# start of Supplied material

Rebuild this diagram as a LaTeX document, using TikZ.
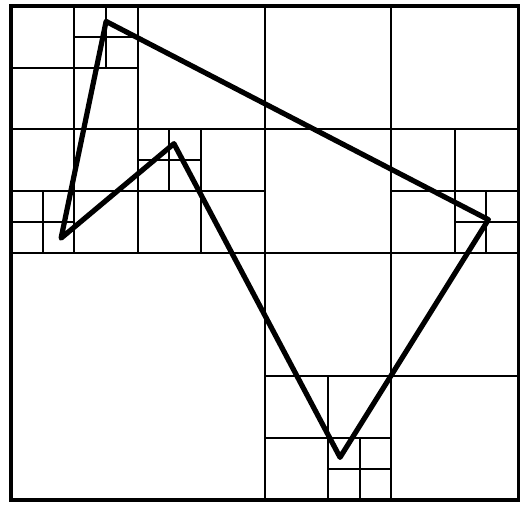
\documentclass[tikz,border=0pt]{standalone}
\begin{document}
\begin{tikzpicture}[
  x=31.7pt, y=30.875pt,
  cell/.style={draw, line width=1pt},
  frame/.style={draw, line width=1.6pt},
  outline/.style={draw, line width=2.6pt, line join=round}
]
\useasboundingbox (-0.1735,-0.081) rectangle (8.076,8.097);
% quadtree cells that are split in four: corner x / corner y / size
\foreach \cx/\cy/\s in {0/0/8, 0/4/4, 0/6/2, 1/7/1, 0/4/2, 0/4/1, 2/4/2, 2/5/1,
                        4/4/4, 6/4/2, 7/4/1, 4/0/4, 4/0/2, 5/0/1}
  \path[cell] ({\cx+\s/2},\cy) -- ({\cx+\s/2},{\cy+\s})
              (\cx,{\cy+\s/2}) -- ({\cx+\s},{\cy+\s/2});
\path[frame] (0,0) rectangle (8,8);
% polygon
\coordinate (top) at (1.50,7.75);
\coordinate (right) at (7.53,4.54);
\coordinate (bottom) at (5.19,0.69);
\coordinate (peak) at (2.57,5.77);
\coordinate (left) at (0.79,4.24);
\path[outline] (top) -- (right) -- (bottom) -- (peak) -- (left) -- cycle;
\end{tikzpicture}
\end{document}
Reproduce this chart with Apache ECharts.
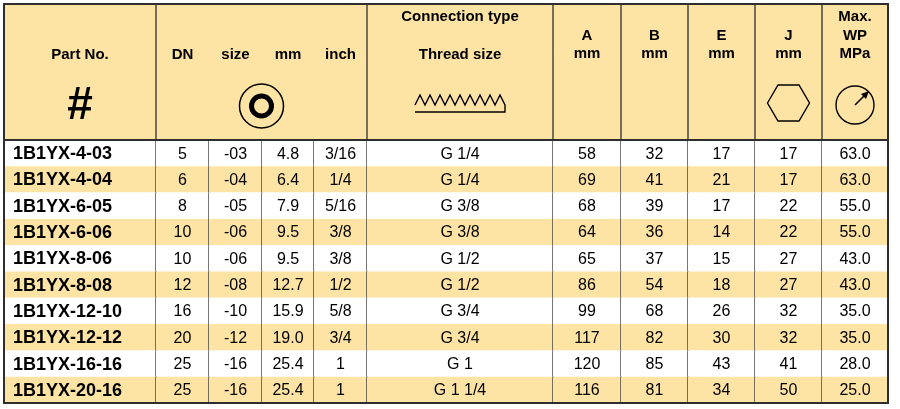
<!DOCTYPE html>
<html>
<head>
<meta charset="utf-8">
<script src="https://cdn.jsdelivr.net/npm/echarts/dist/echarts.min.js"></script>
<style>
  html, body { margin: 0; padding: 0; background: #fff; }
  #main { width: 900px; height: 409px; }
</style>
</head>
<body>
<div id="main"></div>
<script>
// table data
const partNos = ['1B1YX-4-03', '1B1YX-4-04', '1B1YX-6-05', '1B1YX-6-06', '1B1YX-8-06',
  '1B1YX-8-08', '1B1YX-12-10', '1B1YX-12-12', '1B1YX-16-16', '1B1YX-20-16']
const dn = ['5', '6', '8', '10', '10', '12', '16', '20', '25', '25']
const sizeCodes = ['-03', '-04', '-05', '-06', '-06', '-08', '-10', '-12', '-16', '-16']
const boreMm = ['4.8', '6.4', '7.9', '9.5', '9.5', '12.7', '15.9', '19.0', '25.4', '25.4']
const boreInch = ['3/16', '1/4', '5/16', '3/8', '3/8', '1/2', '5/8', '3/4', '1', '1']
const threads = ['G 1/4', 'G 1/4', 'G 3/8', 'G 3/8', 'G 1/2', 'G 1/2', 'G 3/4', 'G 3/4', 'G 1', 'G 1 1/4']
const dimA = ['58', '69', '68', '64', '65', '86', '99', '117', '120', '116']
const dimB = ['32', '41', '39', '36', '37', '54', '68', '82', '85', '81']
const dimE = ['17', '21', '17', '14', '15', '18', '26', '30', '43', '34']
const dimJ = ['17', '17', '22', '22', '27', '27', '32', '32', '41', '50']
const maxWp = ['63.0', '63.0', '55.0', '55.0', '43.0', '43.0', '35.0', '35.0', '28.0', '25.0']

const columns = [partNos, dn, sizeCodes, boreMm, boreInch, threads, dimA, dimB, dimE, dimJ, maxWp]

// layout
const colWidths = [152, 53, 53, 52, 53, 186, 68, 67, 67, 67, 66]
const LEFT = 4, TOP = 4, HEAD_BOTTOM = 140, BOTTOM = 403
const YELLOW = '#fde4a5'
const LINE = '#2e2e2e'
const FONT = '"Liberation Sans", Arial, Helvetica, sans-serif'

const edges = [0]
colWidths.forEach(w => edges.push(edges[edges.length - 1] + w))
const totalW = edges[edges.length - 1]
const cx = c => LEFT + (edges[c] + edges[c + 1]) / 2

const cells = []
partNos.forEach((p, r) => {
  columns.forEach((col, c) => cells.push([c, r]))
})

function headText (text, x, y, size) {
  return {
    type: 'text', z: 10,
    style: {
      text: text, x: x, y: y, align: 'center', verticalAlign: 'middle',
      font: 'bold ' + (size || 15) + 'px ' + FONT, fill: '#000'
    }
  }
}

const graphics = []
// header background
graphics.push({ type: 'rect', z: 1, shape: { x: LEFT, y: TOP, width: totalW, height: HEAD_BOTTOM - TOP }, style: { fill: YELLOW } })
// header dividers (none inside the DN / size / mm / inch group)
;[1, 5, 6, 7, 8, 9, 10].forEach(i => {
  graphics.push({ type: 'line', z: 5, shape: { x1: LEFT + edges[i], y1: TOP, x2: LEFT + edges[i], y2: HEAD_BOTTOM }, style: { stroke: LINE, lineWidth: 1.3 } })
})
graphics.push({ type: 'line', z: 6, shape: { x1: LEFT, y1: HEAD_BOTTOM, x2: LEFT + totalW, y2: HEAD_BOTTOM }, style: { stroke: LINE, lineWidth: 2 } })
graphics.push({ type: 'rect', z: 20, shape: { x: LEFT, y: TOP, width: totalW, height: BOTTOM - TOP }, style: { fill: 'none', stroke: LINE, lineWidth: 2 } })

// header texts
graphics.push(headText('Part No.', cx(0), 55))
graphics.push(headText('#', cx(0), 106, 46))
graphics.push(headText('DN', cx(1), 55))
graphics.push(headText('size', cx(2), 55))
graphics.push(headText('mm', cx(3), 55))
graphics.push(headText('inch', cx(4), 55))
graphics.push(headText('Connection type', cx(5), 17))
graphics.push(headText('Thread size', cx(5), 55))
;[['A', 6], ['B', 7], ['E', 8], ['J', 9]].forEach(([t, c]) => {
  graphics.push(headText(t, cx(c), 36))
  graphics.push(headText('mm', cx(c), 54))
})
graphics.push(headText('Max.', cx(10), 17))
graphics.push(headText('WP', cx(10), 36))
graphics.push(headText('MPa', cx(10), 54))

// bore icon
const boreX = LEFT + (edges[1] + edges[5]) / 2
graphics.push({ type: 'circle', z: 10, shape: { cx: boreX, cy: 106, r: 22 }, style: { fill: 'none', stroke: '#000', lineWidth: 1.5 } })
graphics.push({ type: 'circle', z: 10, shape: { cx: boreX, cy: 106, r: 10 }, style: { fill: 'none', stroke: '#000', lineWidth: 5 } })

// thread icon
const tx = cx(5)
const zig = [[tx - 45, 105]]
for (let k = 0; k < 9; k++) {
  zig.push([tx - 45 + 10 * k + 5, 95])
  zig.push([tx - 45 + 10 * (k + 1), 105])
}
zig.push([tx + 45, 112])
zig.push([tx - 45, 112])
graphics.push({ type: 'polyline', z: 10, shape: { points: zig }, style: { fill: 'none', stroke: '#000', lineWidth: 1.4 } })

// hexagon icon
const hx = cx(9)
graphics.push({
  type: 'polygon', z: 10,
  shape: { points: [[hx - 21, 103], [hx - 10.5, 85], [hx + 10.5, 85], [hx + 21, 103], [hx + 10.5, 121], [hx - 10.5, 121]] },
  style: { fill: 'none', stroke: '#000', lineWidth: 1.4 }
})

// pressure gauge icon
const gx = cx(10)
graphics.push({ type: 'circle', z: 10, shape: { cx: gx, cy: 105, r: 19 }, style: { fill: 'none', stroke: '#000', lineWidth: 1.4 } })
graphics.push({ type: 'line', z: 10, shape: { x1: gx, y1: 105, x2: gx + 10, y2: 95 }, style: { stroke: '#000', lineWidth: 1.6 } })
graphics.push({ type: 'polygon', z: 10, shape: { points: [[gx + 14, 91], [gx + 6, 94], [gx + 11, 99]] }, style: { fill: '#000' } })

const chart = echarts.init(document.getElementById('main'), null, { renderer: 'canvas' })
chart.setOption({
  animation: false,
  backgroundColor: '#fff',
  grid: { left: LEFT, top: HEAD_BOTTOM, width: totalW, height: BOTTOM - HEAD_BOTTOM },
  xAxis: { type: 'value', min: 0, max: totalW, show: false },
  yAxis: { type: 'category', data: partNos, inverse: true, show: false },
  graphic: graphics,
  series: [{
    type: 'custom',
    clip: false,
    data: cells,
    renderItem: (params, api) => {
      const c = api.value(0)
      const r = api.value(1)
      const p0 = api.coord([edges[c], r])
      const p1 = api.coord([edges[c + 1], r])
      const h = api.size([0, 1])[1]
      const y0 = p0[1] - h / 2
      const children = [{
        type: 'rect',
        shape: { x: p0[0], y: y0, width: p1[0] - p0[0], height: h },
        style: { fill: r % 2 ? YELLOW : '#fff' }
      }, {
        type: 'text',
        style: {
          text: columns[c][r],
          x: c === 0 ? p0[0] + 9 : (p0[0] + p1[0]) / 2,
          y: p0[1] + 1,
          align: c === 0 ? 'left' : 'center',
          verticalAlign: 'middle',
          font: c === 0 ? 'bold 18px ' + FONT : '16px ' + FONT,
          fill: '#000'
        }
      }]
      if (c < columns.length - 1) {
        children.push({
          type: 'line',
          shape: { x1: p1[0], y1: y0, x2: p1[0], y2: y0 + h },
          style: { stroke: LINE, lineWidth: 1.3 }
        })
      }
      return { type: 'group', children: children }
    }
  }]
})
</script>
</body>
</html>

# end of Supplied material

[Task details]
Skip the pictures. Set down only the lines from the one containing "Reproduce this chart with Apache ECharts." through the one containing "const cx = c", exactly as they appear, ends included.

[Answer below]
Reproduce this chart with Apache ECharts.
<!DOCTYPE html>
<html>
<head>
<meta charset="utf-8">
<script src="https://cdn.jsdelivr.net/npm/echarts/dist/echarts.min.js"></script>
<style>
  html, body { margin: 0; padding: 0; background: #fff; }
  #main { width: 900px; height: 409px; }
</style>
</head>
<body>
<div id="main"></div>
<script>
// table data
const partNos = ['1B1YX-4-03', '1B1YX-4-04', '1B1YX-6-05', '1B1YX-6-06', '1B1YX-8-06',
  '1B1YX-8-08', '1B1YX-12-10', '1B1YX-12-12', '1B1YX-16-16', '1B1YX-20-16']
const dn = ['5', '6', '8', '10', '10', '12', '16', '20', '25', '25']
const sizeCodes = ['-03', '-04', '-05', '-06', '-06', '-08', '-10', '-12', '-16', '-16']
const boreMm = ['4.8', '6.4', '7.9', '9.5', '9.5', '12.7', '15.9', '19.0', '25.4', '25.4']
const boreInch = ['3/16', '1/4', '5/16', '3/8', '3/8', '1/2', '5/8', '3/4', '1', '1']
const threads = ['G 1/4', 'G 1/4', 'G 3/8', 'G 3/8', 'G 1/2', 'G 1/2', 'G 3/4', 'G 3/4', 'G 1', 'G 1 1/4']
const dimA = ['58', '69', '68', '64', '65', '86', '99', '117', '120', '116']
const dimB = ['32', '41', '39', '36', '37', '54', '68', '82', '85', '81']
const dimE = ['17', '21', '17', '14', '15', '18', '26', '30', '43', '34']
const dimJ = ['17', '17', '22', '22', '27', '27', '32', '32', '41', '50']
const maxWp = ['63.0', '63.0', '55.0', '55.0', '43.0', '43.0', '35.0', '35.0', '28.0', '25.0']

const columns = [partNos, dn, sizeCodes, boreMm, boreInch, threads, dimA, dimB, dimE, dimJ, maxWp]

// layout
const colWidths = [152, 53, 53, 52, 53, 186, 68, 67, 67, 67, 66]
const LEFT = 4, TOP = 4, HEAD_BOTTOM = 140, BOTTOM = 403
const YELLOW = '#fde4a5'
const LINE = '#2e2e2e'
const FONT = '"Liberation Sans", Arial, Helvetica, sans-serif'

const edges = [0]
colWidths.forEach(w => edges.push(edges[edges.length - 1] + w))
const totalW = edges[edges.length - 1]
const cx = c => LEFT + (edges[c] + edges[c + 1]) / 2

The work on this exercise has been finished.